My little son... Only 24 weeks... Not much more than a pound.
i carried him in my womb the day of our kick off rally. He made it impossible to button my coat, he also made it impossible to be mentally removed from the reason we gathered as he wiggled in my belly - a tiny life - unready for the outside world, stretching muscles, practicing movement, growing and developing.
After we had gathered in a dark little room we rented at the community center - sharing light and strength and encouragement for an hour, we drove to the vigil site. We climbed out of the protection of our vehicles onto that sanctified Holy Ground. Obeying the bubble zone court injunction to the letter, four by four we walked that side walk carrying simple signs and praying for a Holy God to intercede on behalf of the weak.
And my little son - tucked safe and warm inside the body of his mother was not counted in our number as i took my turn with three others.
It becomes easy in those moments to walk in silence - or to talk with those kindred spirits who walk beside us... but i forced myself to lift my voice - just a little - lest it be lost in the wind, "Oh, God..." i began, and my simple prayer - uttered in weakness floated over the grey icy ground we walked.
"Yes..." i heard beside me... Agreement. "Amen, Father..."
As i stumbled over my words and thoughts, this, "so be it" of the figure walking beside me strengthened my prayer and as my prayer subsided, his began. We slowed our stride as each of the four voiced our petition and we acknowledged with gratitude that we served a worthy God - one who neither slumbers nor sleeps.

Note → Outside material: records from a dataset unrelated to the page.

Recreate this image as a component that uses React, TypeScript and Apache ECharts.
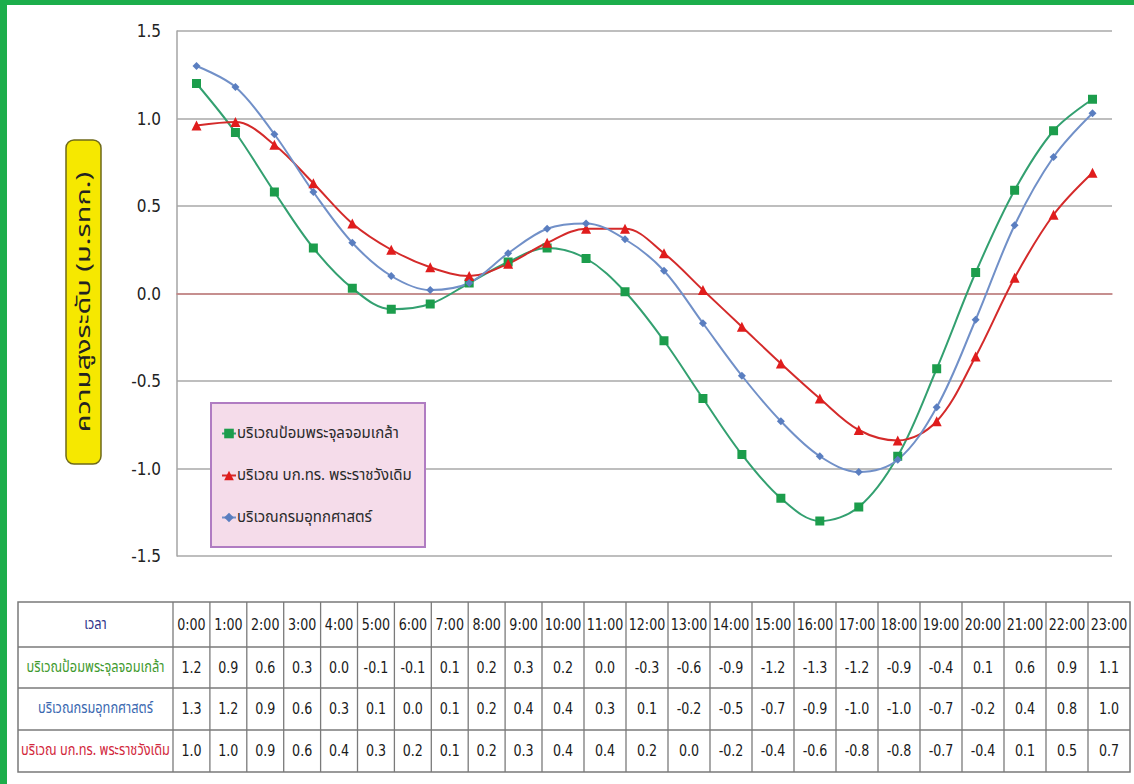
import React, { useEffect, useRef } from 'react';
import * as echarts from 'echarts';

const HOURS = ['0:00', '1:00', '2:00', '3:00', '4:00', '5:00', '6:00', '7:00', '8:00', '9:00', '10:00', '11:00',
  '12:00', '13:00', '14:00', '15:00', '16:00', '17:00', '18:00', '19:00', '20:00', '21:00', '22:00', '23:00'];

const NAME_GREEN = 'บริเวณป้อมพระจุลจอมเกล้า';
const NAME_RED = 'บริเวณ บก.ทร. พระราชวังเดิม';
const NAME_BLUE = 'บริเวณกรมอุทกศาสตร์';

// values
const PLOT_GREEN = [1.20, 0.92, 0.58, 0.26, 0.03, -0.09, -0.06, 0.06, 0.18, 0.26, 0.20, 0.01,
  -0.27, -0.60, -0.92, -1.17, -1.30, -1.22, -0.93, -0.43, 0.12, 0.59, 0.93, 1.11];
const PLOT_RED = [0.96, 0.98, 0.85, 0.63, 0.40, 0.25, 0.15, 0.10, 0.17, 0.29, 0.37, 0.37,
  0.23, 0.02, -0.19, -0.40, -0.60, -0.78, -0.84, -0.73, -0.36, 0.09, 0.45, 0.69];
const PLOT_BLUE = [1.30, 1.18, 0.91, 0.58, 0.29, 0.10, 0.02, 0.06, 0.23, 0.37, 0.40, 0.31,
  0.13, -0.17, -0.47, -0.73, -0.93, -1.02, -0.95, -0.65, -0.15, 0.39, 0.78, 1.03];

// values printed in the table
const TABLE_HEADER = 'เวลา';
const TABLE_GREEN = [1.2, 0.9, 0.6, 0.3, 0.0, -0.1, -0.1, 0.1, 0.2, 0.3, 0.2, 0.0,
  -0.3, -0.6, -0.9, -1.2, -1.3, -1.2, -0.9, -0.4, 0.1, 0.6, 0.9, 1.1];
const TABLE_BLUE = [1.3, 1.2, 0.9, 0.6, 0.3, 0.1, 0.0, 0.1, 0.2, 0.4, 0.4, 0.3,
  0.1, -0.2, -0.5, -0.7, -0.9, -1.0, -1.0, -0.7, -0.2, 0.4, 0.8, 1.0];
const TABLE_RED = [1.0, 1.0, 0.9, 0.6, 0.4, 0.3, 0.2, 0.1, 0.2, 0.3, 0.4, 0.4,
  0.2, 0.0, -0.2, -0.4, -0.6, -0.8, -0.8, -0.7, -0.4, 0.1, 0.5, 0.7];

const Y_MIN = -1.5;
const Y_MAX = 1.5;
const Y_INTERVAL = 0.5;
const Y_NAME = 'ความสูงระดับ (ม.รทก.)';

const NUM_FONT = '"Liberation Sans Narrow", "DejaVu Sans Condensed", "Roboto", sans-serif';
const THAI_FONT = '"Noto Sans Thai", "Noto Sans", "Loma", "Garuda", "Tlwg Typist", sans-serif';

const GREEN_M = '#1c9d4c';
const GREEN_L = '#33a070';
const RED_M = '#e01c1c';
const RED_L = '#d42a2a';
const BLUE_M = '#5a7ec0';
const BLUE_L = '#7190c8';

function buildTable(): any[] {
  const els: any[] = [];
  const x0 = 18;
  const y0 = 602;
  const firstW = 155;
  const colW = HOURS.map((h) => (h.length > 4 ? 42 : 36.9));
  const rowH = [45, 41, 42, 42];
  const xs = [x0, x0 + firstW];
  colW.forEach((w) => xs.push(xs[xs.length - 1] + w));
  const ys = [y0];
  rowH.forEach((h) => ys.push(ys[ys.length - 1] + h));
  const xEnd = xs[xs.length - 1];
  const yEnd = ys[ys.length - 1];
  const stroke = '#7a7a7a';
  els.push({
    type: 'rect', z: 1,
    shape: { x: x0, y: y0, width: xEnd - x0, height: yEnd - y0 },
    style: { fill: '#ffffff', stroke, lineWidth: 1.5 },
  });
  xs.slice(1, -1).forEach((x) => els.push({
    type: 'line', z: 2, shape: { x1: x, y1: y0, x2: x, y2: yEnd }, style: { stroke, lineWidth: 1.3 },
  }));
  ys.slice(1, -1).forEach((y) => els.push({
    type: 'line', z: 2, shape: { x1: x0, y1: y, x2: xEnd, y2: y }, style: { stroke, lineWidth: 1.3 },
  }));
  const rows = [
    { label: TABLE_HEADER, color: '#30348a', cells: HOURS },
    { label: NAME_GREEN, color: '#3f9a2e', cells: TABLE_GREEN.map((v) => v.toFixed(1)) },
    { label: NAME_BLUE, color: '#3a68b0', cells: TABLE_BLUE.map((v) => v.toFixed(1)) },
    { label: NAME_RED, color: '#d2283c', cells: TABLE_RED.map((v) => v.toFixed(1)) },
  ];
  rows.forEach((r, ri) => {
    const cy = (ys[ri] + ys[ri + 1]) / 2;
    els.push({
      type: 'text', z: 3, x: (xs[0] + xs[1]) / 2, y: cy, scaleX: 0.8,
      style: {
        text: r.label, fill: r.color, fontSize: 16, fontFamily: THAI_FONT,
        align: 'center', verticalAlign: 'middle', textAlign: 'center', textVerticalAlign: 'middle',
      },
    });
    r.cells.forEach((c, ci) => {
      els.push({
        type: 'text', z: 3, x: (xs[ci + 1] + xs[ci + 2]) / 2, y: cy, scaleX: 0.88,
        style: {
          text: c, fill: '#1a1a1a', fontSize: 16, fontFamily: NUM_FONT,
          align: 'center', verticalAlign: 'middle', textAlign: 'center', textVerticalAlign: 'middle',
        },
      });
    });
  });
  return els;
}

export default function App() {
  const ref = useRef<HTMLDivElement>(null);
  useEffect(() => {
    if (!ref.current) return;
    const chart = echarts.init(ref.current, null, { renderer: 'svg' });
    const seriesDefs = [
      { name: NAME_GREEN, data: PLOT_GREEN, symbol: 'rect', symbolSize: 9, m: GREEN_M, l: GREEN_L },
      { name: NAME_RED, data: PLOT_RED, symbol: 'triangle', symbolSize: 10, m: RED_M, l: RED_L },
      { name: NAME_BLUE, data: PLOT_BLUE, symbol: 'diamond', symbolSize: 8, m: BLUE_M, l: BLUE_L },
    ];
    chart.setOption({
      animation: false,
      backgroundColor: '#ffffff',
      grid: { left: 177, right: 22, top: 31, bottom: 228, containLabel: false },
      xAxis: {
        type: 'category',
        data: HOURS,
        boundaryGap: true,
        axisLabel: { show: false },
        axisTick: { show: false },
        axisLine: { show: true, onZero: true, lineStyle: { color: '#c98080', width: 1.5 } },
        splitLine: { show: false },
      },
      yAxis: {
        type: 'value',
        min: Y_MIN,
        max: Y_MAX,
        interval: Y_INTERVAL,
        axisLine: { show: true, lineStyle: { color: '#a4a4a4', width: 1.5 } },
        axisTick: { show: false },
        splitLine: { show: true, lineStyle: { color: '#a8a8a8', width: 1.5 } },
        axisLabel: {
          formatter: (v: number) => v.toFixed(1),
          fontSize: 17,
          color: '#222222',
          fontFamily: NUM_FONT,
          margin: 16,
        },
      },
      legend: {
        data: [NAME_GREEN, NAME_RED, NAME_BLUE],
        orient: 'vertical',
        left: 221,
        top: 426,
        itemGap: 27,
        itemWidth: 14,
        itemHeight: 12,
        padding: 0,
        z: 10,
        textStyle: { fontSize: 15, color: '#2a2a2a', fontFamily: THAI_FONT, padding: [0, 0, 0, -4] },
      },
      series: seriesDefs.map((s) => ({
        name: s.name,
        type: 'line',
        data: s.data,
        smooth: 0.35,
        symbol: s.symbol,
        symbolSize: s.symbolSize,
        lineStyle: { color: s.l, width: 2 },
        itemStyle: { color: s.m },
        z: 3,
      })),
      graphic: [
        { type: 'rect', z: 0, shape: { x: 0, y: 0, width: 7, height: 784 }, style: { fill: '#1cae4b' } },
        { type: 'rect', z: 0, shape: { x: 0, y: 0, width: 1134, height: 5 }, style: { fill: '#1cae4b' } },
        {
          type: 'rect', z: 5,
          shape: { x: 211, y: 403, width: 214, height: 144 },
          style: { fill: '#f5dcea', stroke: '#b07cc2', lineWidth: 2 },
        },
        {
          type: 'group',
          children: [
            {
              type: 'rect',
              shape: { x: 66, y: 140, width: 35, height: 324, r: 8 },
              style: { fill: '#f6e800', stroke: '#6f6a1a', lineWidth: 1.5 },
            },
            {
              type: 'text', x: 83.5, y: 302, rotation: Math.PI / 2, scaleX: 1.45,
              style: {
                text: Y_NAME, fill: '#222222', fontSize: 20, fontFamily: THAI_FONT,
                align: 'center', verticalAlign: 'middle', textAlign: 'center', textVerticalAlign: 'middle',
              },
            },
          ],
        },
        ...buildTable(),
      ],
    });
    return () => chart.dispose();
  }, []);
  return (
    <div
      ref={ref}
      style={{ position: 'absolute', left: 0, top: 0, width: 1134, height: 784, background: '#ffffff' }}
    />
  );
}
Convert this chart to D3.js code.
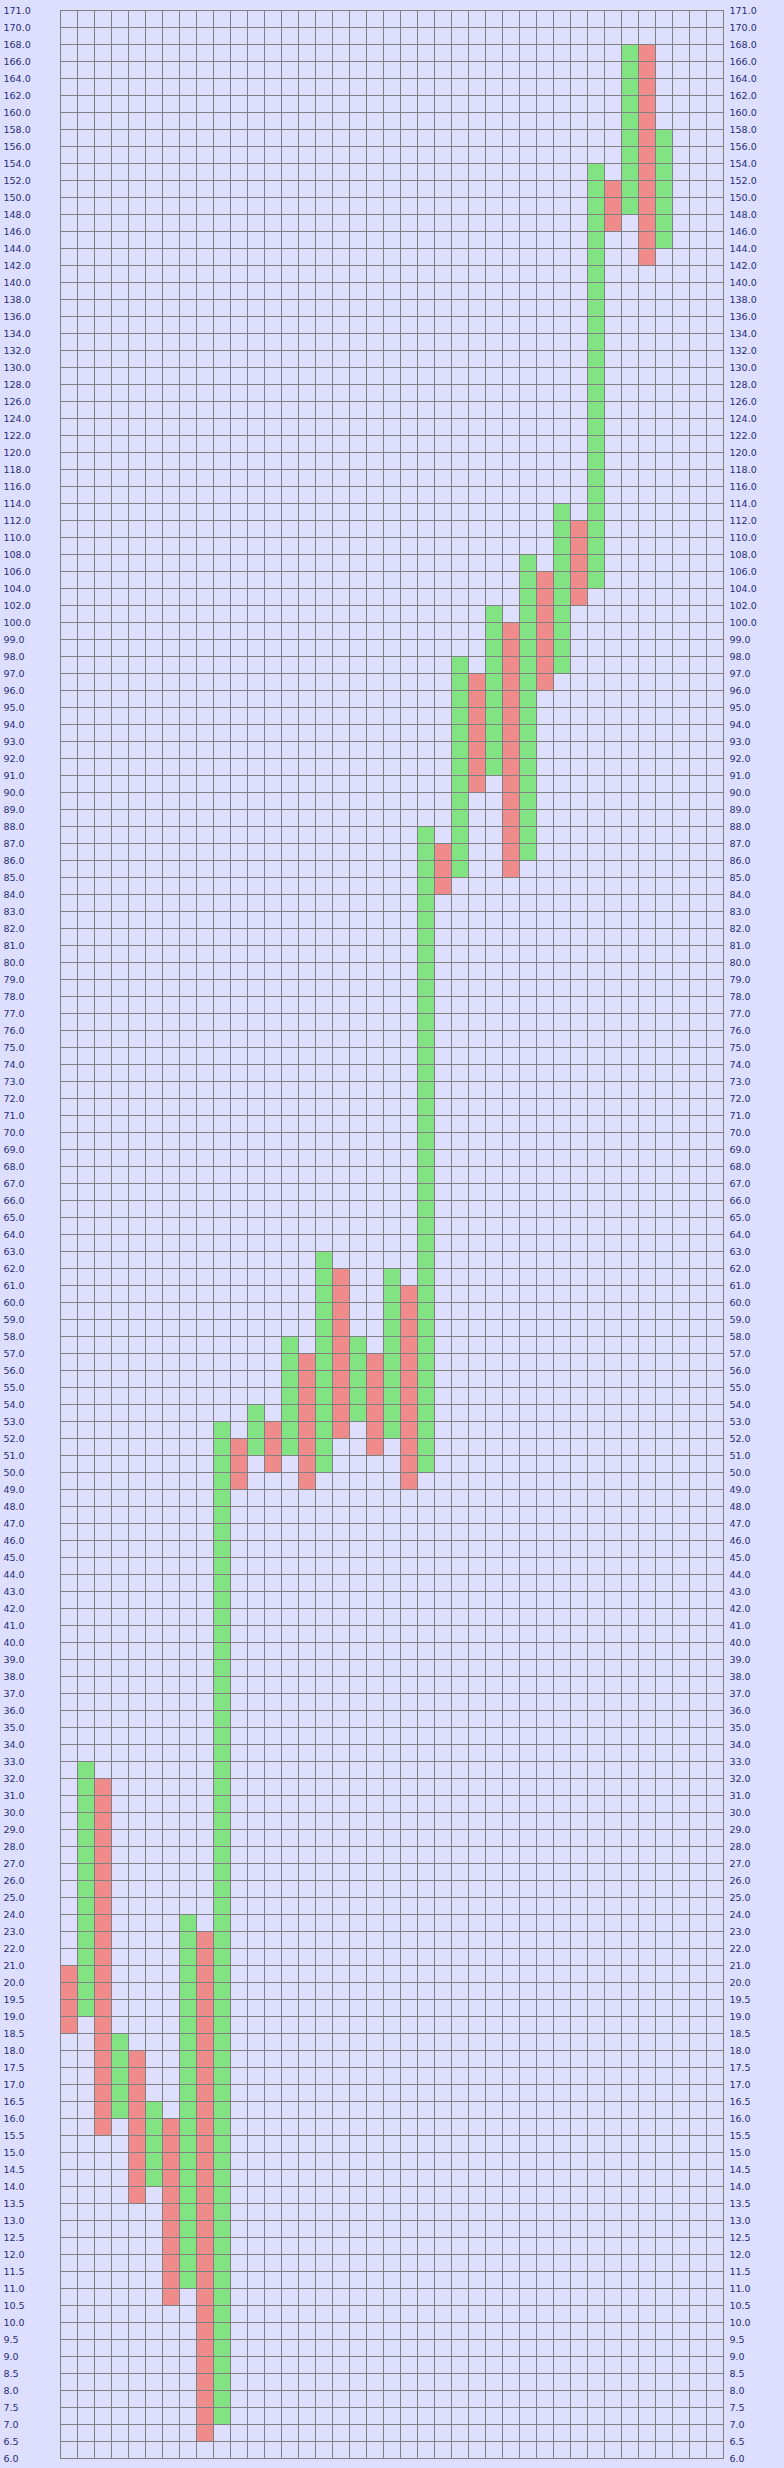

And the motion of our walk - the swaying of his mother's body as i walked and prayed outside the clinic that brings death - rocked my tiny son to sleep.
"If I speak in the tongues of men or of angels, but do not have love, I am only a resounding gong or a clanging cymbal. If I have the gift of prophecy and can fathom all mysteries and all knowledge, and if I have a faith that can move mountains, but do not have love, I am nothing. If i give all I possess to the poor and give over my body to hardship that I may boast, but do not have love, I gain nothing. Love is patient, love is kind, it does not envy, it does not boast, it is not proud. It does not dishonor others, it is not self-seeking, it is not easily angered, it keeps no record of wrongs. Love does not delight in evil but rejoices with the truth. It always protects, always trusts, always hopes, always perseveres. Love never fails." 1 Corinthians 13:1-8
"Dear Lord, your love is so far above my own, I confess that I am not sure how to love people i've never met. But your Word says we love because you first loved us (1 John 4:19). You love each woman entering and leaving every abortion facility. As I read the voices of some of those women today, I could sense their loss and pain. Today, I pray for the women in my town who have gone through the painful experience of abortion. I thank you for the people you have called to the front lines to stand and pray and be a witness that you love us all. Increase my love for those women today, Lord, and give me the boldness to take the next step in showing your love to them in concrete ways. Amen." (excerpt from book, 40 Days for Life, available on Amazon).